Measurements need context. A temporary increase in reported debt can mean visibility improved rather than quality declined.
Common Mistakes
- Starting a rewrite without a migration and parity strategy.
- Refactoring behavior and structure simultaneously without clear tests.
- Treating code coverage as proof of safety.
- Blocking reviews on personal style preferences.
- Approving code solely because tests pass.
- Creating massive pull requests that cannot be reviewed effectively.
- Recording debt without impact, ownership, or a next action.
- Promising to "clean it up later" without a trigger or budget.
- Refactoring stable code only to match a preferred pattern.

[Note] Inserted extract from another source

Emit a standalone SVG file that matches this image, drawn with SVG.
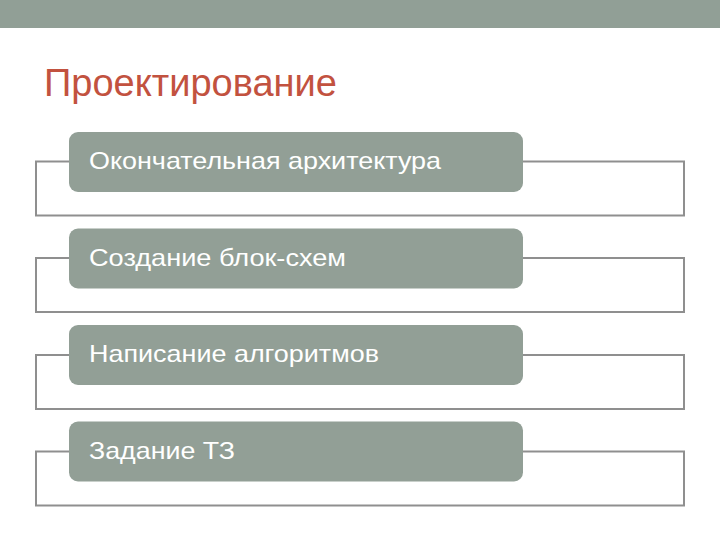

- Removing old paths before adoption and rollback evidence exists.
Practical Best Practices
- Protect behavior before changing structure.
- Prefer small, reversible, independently deployable steps.
- Make compatibility and data migration explicit.
- Automate objective conventions and reserve review for judgment.
- State review severity and explain consequences.
- Prioritize debt by risk and recurring interest.
- Tie maintenance work to delivery, reliability, security, or cost outcomes.
- Delete temporary migration code after the transition.
- Review whether the intervention actually improved changeability.